The South African Air Force's first six instructor pilots for the Saab Gripen will commence training activities in September, with development testing having recently concluded using its first of 26 aircraft.

Conducted from the Gripen Flight Test Centre (GFTC) at Overberg air base, the programme totalled 199 sorties and 178 flight hours between August 2006 and November 2007. Work culminated with around 10 operational-standard flights, including simulated air-to-air combat with a SAAF Denel Cheetah C: the service's current frontline fighter.

 Gripen SA01
© Craig Hoyle/Flight International

One of seven two-seat Gripen Ds on order for South Africa, instrumented test aircraft SA01 will be flown to Johannesburg for painting, with final acceptance by the SAAF to take place during March. The aircraft was temporarily grounded on 17 January following a Swedish investigation into a flow problem identified with a new external fuel tank design used by the aircraft and some Saab-operated Gripen test aircraft. However, the tank is not in use by air force customers the Czech Republic, Hungary or Sweden, says Saab.

The fuel tank problem was the cause of one of just three aborted flights during the Overberg campaign, says Magnus Lewis-Olsson, manager flight test operations, with the remainder caused by environmental control system faults.

Aircraft SA01 will be based at Overberg for at least the next two years for continued testing. Flights with Rafael's Litening II targeting pod will commence in mid-year, with the SAAF close to selecting a laser-guided bomb for the Gripen. A large number of unguided bomb drops were conducted during the recent test campaign, but the air force looks likely to select an interim infrared-guided air-to-air missile, as Denel's selected A-Darter weapon is still under development.

Gripen SA01 tail 
© Craig Hoyle/Flight International

Deliveries of additional two-seat Gripens will continue this year, with the SAAF's first single-seat example to follow in mid-2010, when the service must provide air policing duties for the football World Cup. The type will replace Cheetahs assigned to 2 Sqn at Makhado air base, with final delivery scheduled during 2012.

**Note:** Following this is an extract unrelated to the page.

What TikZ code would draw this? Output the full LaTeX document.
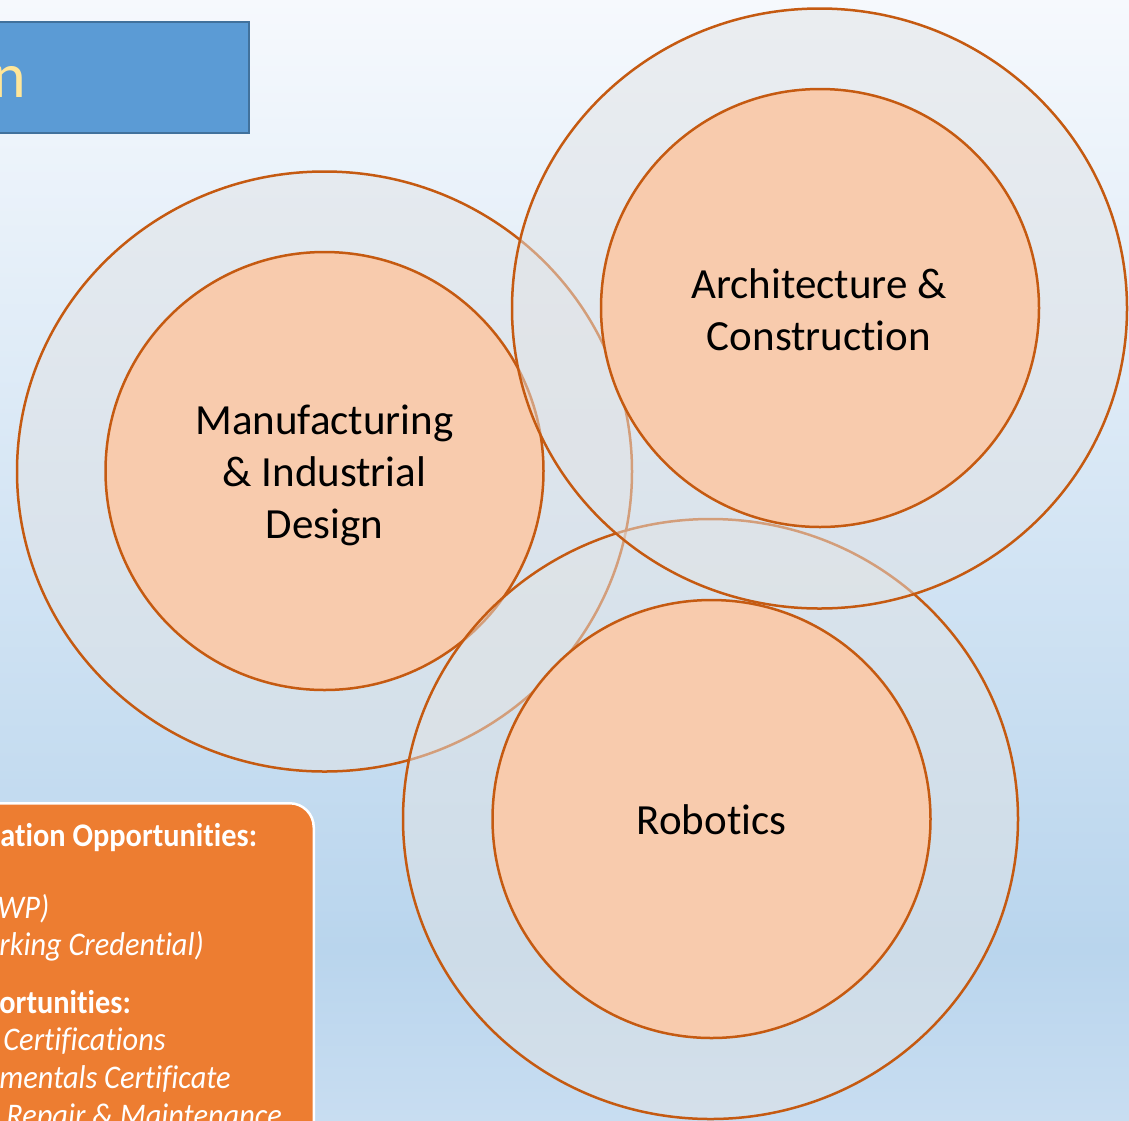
\documentclass[tikz,border=0pt]{standalone}
\usepackage{fontspec}
\setmainfont[Ligatures=NoCommon]{Carlito}
\newfontfamily\boxfont[FakeStretch=0.92,Ligatures=NoCommon]{Carlito}
\usetikzlibrary{shapes.geometric}
\definecolor{bgtop}{HTML}{F6F9FD}
\definecolor{bgmid}{HTML}{B9D5ED}
\definecolor{bgbot}{HTML}{C8DDF1}
\definecolor{ringfill}{HTML}{E1E3E5}
\definecolor{ringline}{HTML}{C55A11}
\definecolor{corefill}{HTML}{F8CBAD}
\definecolor{titlefill}{HTML}{5B9BD5}
\definecolor{titleline}{HTML}{41719C}
\definecolor{titletext}{HTML}{FFE699}
\definecolor{boxfill}{HTML}{ED7D31}
\tikzset{
  outring/.style={ellipse, draw=ringline, line width=1.25pt, fill=ringfill, fill opacity=0.5, draw opacity=1,
    minimum width=307.5pt, minimum height=300pt, inner sep=0pt},
  core/.style={circle, draw=ringline, line width=1.25pt, fill=corefill, minimum size=219pt, inner sep=0pt},
  ctext/.style={align=center, text=black, font=\fontsize{21.5}{26}\selectfont, inner sep=0pt},
  titlebox/.style={draw=titleline, line width=1pt, fill=titlefill, minimum width=140pt, minimum height=55.5pt, inner sep=0pt},
  boxline/.style={text=white, anchor=base west, inner sep=0pt},
  boxbold/.style={boxline, font=\boxfont\bfseries\fontsize{16.5}{19}\selectfont},
  boxital/.style={boxline, font=\boxfont\itshape\fontsize{16.5}{19}\selectfont}
}
\begin{document}
\begin{tikzpicture}[x=0.5pt,y=-0.5pt]
\clip (0,0) rectangle (1129,1120);
\shade[top color=bgtop, bottom color=bgmid] (0,0) rectangle (1129,950);
\shade[top color=bgmid, bottom color=bgbot] (0,949) rectangle (1129,1120);

% title box
\node[titlebox, anchor=north east] (title) at (250,21) {};
\node[text=titletext, anchor=base east, inner sep=0pt, font=\fontsize{32}{38}\selectfont] (titletxt) at (27,97) {n};

% orange info box
\node[draw=white, line width=1.25pt, fill=boxfill, rounded corners=12pt, anchor=north east,
      minimum width=180pt, minimum height=180pt] (info) at (315,802) {};
\node[boxbold] (l1) at (0,846) {ation Opportunities:};
\node[boxital] (l2) at (-3,918) {WP)};
\node[boxital] (l3) at (-1,955) {rking Credential)};
\node[boxbold] (l4) at (-1,1013) {ortunities:};
\node[boxital] (l5) at (3,1050) {Certifications};
\node[boxital] (l6) at (-1,1088) {mentals Certificate};
\node[boxital] (l7) at (6,1126) {Repair \& Maintenance};

% Manufacturing
\node[outring] (mo) at (324.5,471.5) {};
\node[core] (mi) at (324.5,471) {};
\node[ctext] (mt) at (324.5,475) {Manufacturing\\\& Industrial\\Design};

% Robotics
\node[outring] (ro) at (710.5,819) {};
\node[core] (ri) at (711.5,819) {};
\node[ctext] (rt) at (711.5,820) {Robotics};

% Architecture
\node[outring] (ao) at (819.5,308.5) {};
\node[core] (ai) at (820,308) {};
\node[ctext] (at) at (819,310) {Architecture \&\\Construction};
\end{tikzpicture}
\end{document}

Johan Rydin, Saab's in-country director for Gripen, says the company could conduct additional future testing at the GFTC facility, with the type and unmanned air vehicle designs possible visitors. "We are looking at the whole Saab programmes," he says, adding: "We can do everything here that can be done in Sweden." Control of the GFTC will be transferred fully to Denel and the SAAF around September/October, with Saab to retain a support function until early 2009.